(What to work on) Search the listing below for the string "document" and show each line that contains it.

(Data segment)

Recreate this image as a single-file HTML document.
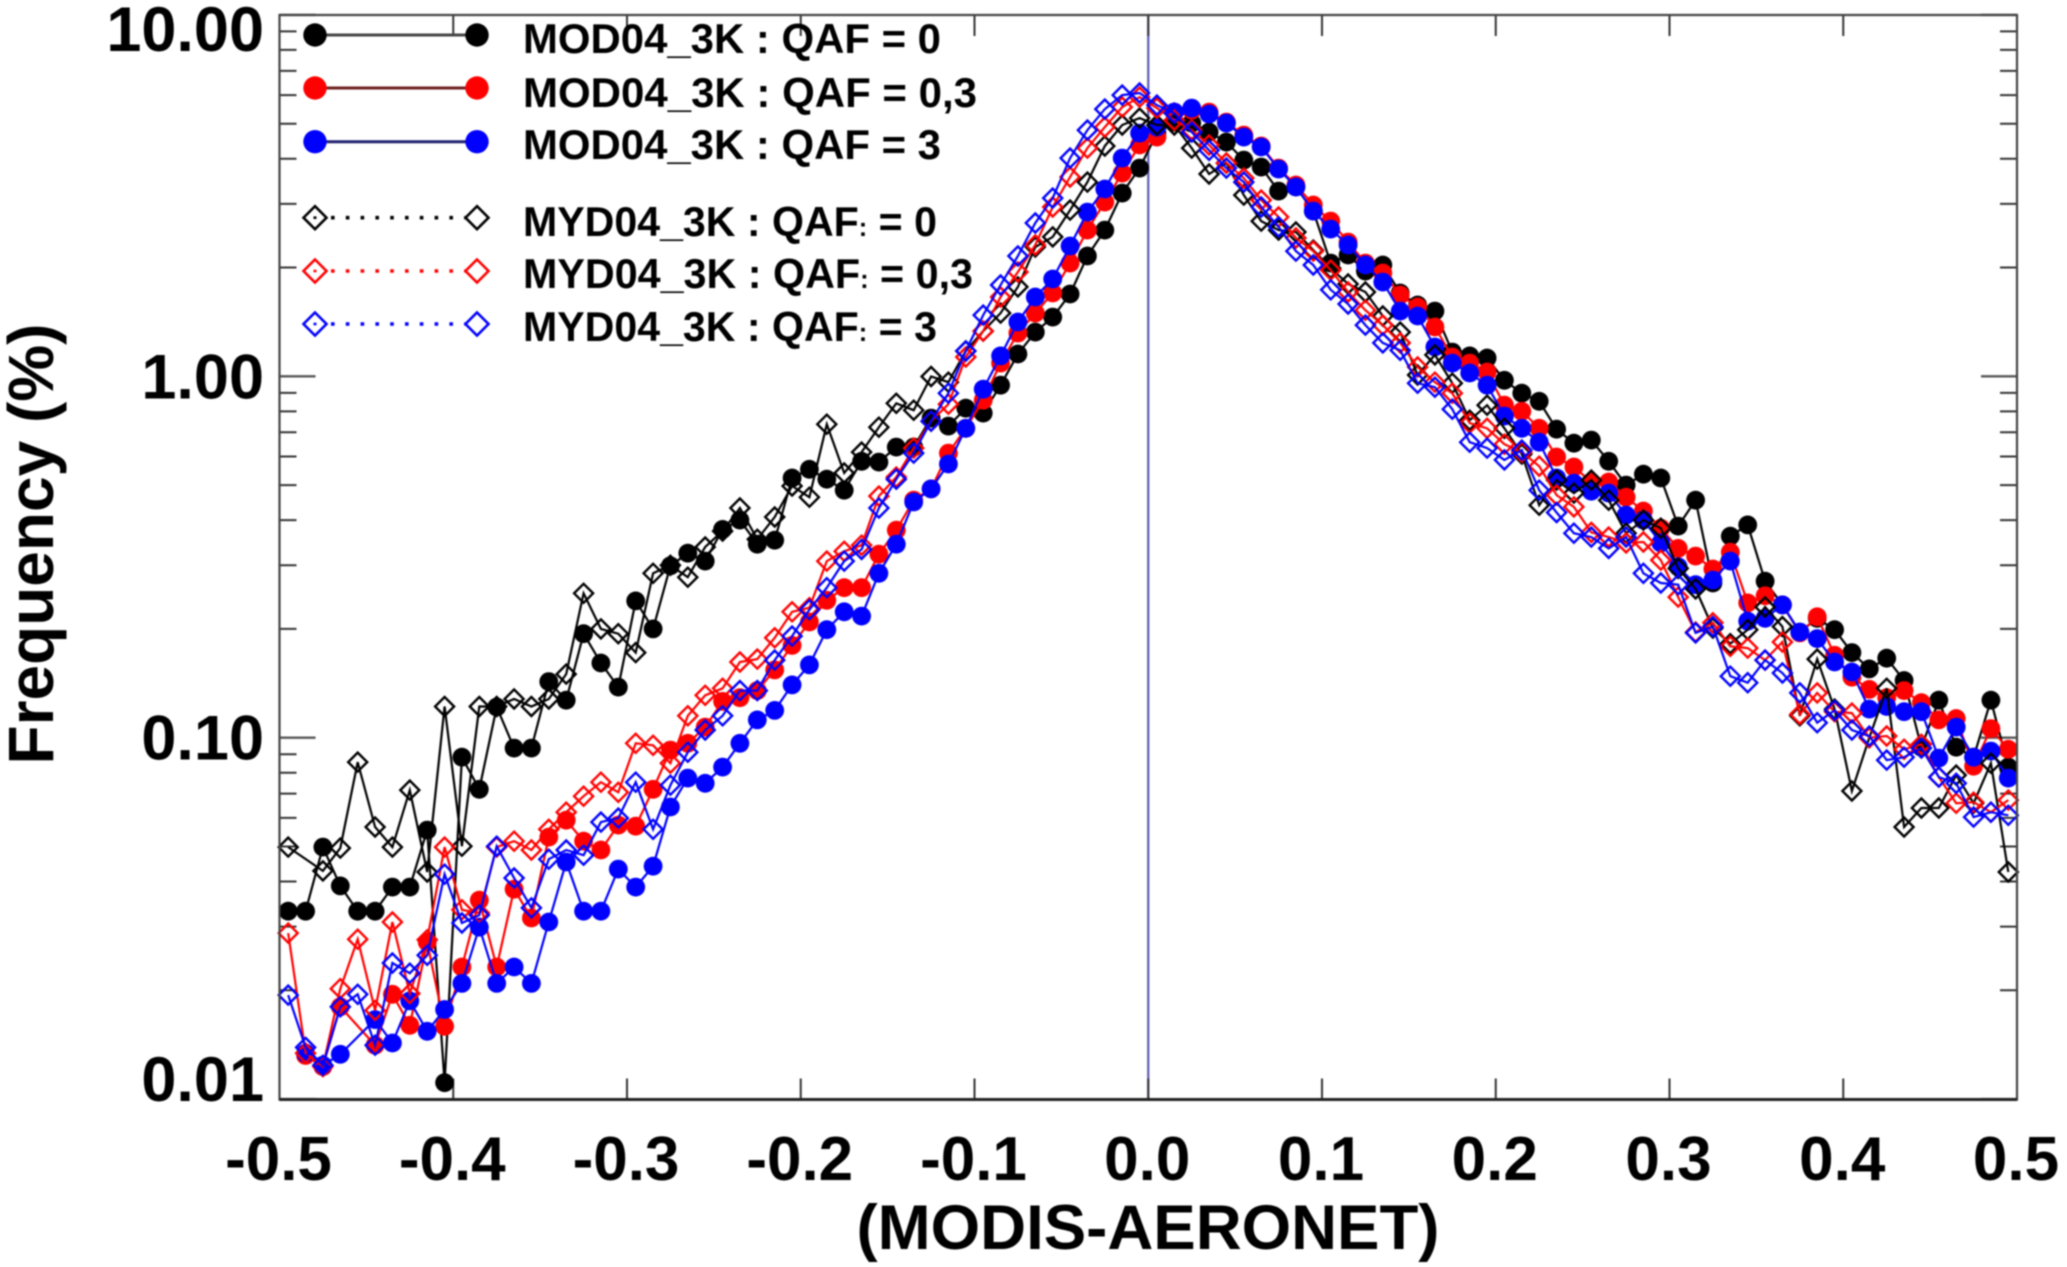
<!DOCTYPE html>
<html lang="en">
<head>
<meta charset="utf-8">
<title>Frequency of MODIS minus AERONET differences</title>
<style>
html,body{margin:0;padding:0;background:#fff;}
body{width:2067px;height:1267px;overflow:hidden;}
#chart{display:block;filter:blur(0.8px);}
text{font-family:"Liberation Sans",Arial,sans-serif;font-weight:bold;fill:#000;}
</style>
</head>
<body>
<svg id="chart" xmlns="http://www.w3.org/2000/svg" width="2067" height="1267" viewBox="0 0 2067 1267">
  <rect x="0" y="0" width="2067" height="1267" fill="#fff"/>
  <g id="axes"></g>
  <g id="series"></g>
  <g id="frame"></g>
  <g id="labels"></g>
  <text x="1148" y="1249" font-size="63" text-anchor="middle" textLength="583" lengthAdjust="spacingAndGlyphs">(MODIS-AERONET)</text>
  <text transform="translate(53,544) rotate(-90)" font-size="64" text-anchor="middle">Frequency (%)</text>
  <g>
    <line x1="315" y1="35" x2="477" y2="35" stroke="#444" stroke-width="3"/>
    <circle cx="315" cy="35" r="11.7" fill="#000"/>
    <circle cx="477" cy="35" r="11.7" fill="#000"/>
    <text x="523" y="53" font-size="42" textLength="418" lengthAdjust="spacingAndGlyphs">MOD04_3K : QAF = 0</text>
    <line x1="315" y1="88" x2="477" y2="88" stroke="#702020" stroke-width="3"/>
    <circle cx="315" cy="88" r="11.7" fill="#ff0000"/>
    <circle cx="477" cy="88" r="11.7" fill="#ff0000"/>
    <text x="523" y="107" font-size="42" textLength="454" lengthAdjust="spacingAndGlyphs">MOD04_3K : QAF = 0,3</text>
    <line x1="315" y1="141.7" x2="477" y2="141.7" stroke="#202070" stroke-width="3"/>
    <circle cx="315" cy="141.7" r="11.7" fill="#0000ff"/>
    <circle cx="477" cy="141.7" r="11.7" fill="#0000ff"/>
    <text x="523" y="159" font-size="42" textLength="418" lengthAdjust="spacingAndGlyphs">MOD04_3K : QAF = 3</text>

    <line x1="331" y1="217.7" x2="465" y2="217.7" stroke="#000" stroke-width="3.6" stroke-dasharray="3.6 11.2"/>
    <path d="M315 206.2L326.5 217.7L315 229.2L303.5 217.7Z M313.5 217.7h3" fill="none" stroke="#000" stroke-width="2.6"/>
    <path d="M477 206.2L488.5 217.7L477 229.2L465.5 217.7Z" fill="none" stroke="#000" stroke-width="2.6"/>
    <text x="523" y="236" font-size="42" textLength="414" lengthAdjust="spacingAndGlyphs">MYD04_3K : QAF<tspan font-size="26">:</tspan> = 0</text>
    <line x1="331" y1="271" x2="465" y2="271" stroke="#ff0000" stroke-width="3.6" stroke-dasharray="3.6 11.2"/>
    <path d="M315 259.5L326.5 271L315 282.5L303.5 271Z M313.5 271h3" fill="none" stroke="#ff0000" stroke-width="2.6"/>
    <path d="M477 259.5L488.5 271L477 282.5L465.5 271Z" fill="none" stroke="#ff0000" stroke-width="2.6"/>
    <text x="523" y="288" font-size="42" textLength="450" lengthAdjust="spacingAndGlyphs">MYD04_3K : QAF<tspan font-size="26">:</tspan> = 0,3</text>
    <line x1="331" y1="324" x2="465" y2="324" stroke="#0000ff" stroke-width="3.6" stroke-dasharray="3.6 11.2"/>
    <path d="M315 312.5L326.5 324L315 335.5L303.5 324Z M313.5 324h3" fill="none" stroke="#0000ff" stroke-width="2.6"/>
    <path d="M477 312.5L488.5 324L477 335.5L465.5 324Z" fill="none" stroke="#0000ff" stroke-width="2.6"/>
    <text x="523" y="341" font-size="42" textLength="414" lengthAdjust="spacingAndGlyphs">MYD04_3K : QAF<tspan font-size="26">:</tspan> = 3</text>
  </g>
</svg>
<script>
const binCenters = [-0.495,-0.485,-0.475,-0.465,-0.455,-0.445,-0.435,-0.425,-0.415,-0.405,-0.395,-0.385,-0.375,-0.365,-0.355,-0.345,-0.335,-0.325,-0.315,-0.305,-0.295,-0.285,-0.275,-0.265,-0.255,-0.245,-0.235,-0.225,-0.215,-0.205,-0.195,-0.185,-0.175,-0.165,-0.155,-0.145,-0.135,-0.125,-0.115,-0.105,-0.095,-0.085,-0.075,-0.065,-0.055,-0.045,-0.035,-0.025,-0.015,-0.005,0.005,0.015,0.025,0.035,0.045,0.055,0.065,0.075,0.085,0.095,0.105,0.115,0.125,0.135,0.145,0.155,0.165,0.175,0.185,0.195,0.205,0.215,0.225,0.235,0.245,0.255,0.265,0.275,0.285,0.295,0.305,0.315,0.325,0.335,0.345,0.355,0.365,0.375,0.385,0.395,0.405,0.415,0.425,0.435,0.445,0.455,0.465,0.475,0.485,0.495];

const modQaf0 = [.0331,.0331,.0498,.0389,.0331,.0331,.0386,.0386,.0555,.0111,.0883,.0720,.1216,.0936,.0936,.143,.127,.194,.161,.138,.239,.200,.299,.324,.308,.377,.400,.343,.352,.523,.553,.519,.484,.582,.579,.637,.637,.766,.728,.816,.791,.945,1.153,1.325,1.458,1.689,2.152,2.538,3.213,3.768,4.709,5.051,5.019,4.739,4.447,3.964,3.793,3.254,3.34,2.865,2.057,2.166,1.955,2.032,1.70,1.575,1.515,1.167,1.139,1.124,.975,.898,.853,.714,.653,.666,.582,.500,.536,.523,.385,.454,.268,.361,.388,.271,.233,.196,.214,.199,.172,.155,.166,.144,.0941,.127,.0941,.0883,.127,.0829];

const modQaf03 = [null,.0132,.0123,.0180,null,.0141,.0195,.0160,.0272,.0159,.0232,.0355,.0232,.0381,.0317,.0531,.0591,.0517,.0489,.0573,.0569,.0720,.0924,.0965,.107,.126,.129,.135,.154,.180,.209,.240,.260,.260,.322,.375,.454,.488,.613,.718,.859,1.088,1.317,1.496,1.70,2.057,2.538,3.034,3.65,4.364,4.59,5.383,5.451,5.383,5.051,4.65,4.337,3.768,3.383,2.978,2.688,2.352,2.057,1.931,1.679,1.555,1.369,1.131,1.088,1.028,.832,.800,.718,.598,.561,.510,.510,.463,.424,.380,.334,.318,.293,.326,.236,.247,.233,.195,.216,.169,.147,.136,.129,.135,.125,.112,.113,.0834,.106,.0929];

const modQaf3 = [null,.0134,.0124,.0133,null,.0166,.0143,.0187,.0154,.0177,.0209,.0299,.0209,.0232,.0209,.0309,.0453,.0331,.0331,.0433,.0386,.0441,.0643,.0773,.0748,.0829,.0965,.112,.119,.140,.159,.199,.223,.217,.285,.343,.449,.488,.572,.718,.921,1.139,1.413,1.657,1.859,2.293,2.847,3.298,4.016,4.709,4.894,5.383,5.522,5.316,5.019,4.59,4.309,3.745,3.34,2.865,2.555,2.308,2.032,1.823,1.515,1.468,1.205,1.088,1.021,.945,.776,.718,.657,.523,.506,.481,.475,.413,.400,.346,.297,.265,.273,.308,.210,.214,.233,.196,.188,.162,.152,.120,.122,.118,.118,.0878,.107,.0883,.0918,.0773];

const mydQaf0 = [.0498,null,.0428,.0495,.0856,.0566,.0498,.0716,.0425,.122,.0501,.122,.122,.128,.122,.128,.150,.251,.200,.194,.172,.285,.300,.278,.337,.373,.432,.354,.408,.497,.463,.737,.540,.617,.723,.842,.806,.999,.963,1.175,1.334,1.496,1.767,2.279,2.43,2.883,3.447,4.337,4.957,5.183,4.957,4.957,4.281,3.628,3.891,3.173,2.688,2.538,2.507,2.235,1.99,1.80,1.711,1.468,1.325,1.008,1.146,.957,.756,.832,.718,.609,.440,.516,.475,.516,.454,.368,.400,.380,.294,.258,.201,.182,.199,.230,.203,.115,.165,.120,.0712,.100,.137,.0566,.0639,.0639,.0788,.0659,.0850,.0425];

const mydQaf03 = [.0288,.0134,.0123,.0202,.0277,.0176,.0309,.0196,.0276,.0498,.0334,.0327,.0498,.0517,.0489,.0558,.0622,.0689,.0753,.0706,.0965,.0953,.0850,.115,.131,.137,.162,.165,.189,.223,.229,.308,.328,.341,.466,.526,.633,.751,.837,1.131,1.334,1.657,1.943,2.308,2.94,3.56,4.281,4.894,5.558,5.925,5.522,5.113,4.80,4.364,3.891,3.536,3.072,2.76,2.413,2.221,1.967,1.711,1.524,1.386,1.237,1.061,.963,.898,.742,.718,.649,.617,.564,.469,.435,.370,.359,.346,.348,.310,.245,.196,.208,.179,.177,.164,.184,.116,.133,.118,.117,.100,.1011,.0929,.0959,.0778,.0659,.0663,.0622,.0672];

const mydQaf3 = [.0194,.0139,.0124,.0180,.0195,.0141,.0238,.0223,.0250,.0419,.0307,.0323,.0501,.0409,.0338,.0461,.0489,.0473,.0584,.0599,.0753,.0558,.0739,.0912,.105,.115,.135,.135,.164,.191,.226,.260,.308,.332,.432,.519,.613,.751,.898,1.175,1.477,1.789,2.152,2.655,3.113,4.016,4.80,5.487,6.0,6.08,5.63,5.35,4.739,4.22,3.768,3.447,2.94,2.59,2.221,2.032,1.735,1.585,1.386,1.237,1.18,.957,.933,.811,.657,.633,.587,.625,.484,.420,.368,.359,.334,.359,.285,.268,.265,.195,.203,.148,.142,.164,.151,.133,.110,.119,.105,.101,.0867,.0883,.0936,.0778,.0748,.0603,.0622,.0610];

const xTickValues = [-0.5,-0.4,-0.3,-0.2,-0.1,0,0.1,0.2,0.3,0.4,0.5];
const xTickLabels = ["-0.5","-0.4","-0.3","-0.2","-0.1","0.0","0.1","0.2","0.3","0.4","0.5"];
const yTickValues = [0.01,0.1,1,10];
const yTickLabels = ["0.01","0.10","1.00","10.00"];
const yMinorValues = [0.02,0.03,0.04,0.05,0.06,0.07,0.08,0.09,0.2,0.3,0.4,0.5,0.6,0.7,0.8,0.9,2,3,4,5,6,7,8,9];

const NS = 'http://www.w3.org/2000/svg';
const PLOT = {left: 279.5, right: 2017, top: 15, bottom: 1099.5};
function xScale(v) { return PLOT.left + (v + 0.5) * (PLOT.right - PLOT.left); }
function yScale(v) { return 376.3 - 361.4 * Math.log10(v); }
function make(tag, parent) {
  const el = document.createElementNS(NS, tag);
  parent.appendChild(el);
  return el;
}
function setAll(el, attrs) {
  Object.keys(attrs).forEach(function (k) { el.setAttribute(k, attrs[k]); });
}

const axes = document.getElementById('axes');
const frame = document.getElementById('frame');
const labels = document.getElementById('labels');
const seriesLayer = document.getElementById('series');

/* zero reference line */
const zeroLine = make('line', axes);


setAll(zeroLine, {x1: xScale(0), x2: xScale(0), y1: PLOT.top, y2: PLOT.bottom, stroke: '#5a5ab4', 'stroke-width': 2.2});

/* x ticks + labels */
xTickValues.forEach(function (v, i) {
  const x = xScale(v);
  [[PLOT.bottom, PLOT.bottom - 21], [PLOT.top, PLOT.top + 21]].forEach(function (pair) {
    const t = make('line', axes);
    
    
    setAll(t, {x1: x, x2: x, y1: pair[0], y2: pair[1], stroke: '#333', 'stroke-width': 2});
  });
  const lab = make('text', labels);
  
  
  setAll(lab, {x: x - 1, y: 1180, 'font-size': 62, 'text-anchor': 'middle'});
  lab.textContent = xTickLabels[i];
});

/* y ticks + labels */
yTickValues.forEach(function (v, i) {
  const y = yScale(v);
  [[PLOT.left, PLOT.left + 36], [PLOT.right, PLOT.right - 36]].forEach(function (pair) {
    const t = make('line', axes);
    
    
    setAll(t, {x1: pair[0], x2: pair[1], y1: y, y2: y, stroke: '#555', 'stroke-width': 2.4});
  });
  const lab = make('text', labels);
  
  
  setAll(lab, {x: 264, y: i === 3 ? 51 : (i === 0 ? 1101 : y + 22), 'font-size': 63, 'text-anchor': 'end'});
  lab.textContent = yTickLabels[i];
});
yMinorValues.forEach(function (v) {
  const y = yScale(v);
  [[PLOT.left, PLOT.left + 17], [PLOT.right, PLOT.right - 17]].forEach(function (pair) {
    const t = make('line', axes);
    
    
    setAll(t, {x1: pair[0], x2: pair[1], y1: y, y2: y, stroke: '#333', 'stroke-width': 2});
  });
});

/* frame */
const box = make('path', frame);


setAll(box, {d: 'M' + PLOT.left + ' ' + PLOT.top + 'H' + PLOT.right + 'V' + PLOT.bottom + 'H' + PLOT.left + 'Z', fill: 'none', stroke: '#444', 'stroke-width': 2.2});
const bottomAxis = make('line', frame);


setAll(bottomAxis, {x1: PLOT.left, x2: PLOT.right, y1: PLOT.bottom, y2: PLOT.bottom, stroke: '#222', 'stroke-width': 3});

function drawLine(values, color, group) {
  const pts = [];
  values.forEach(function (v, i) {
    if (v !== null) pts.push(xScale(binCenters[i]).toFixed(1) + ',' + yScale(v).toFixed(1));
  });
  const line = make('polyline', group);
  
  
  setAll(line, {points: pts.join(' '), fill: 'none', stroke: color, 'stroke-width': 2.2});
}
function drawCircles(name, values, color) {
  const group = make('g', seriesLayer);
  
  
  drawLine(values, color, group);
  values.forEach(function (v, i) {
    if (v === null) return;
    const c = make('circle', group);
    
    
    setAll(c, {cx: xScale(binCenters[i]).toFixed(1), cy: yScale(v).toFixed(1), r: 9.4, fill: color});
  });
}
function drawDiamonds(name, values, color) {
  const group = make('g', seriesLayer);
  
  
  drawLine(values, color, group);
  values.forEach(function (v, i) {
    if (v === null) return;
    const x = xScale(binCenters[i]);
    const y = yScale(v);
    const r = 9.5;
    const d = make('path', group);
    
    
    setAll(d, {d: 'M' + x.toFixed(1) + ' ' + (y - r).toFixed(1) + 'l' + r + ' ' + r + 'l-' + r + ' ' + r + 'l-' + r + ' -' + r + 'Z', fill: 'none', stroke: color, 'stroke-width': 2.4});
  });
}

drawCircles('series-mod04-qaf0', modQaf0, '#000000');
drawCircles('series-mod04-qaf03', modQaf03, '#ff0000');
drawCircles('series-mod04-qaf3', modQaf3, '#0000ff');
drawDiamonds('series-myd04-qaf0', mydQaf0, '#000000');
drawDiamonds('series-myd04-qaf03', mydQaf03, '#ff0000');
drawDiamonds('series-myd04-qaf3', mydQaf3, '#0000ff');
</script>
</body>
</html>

(Problem solution)
Recreate this image as a single-file HTML document.
  const el = document.createElementNS(NS, tag);
const axes = document.getElementById('axes');
const frame = document.getElementById('frame');
const labels = document.getElementById('labels');
const seriesLayer = document.getElementById('series');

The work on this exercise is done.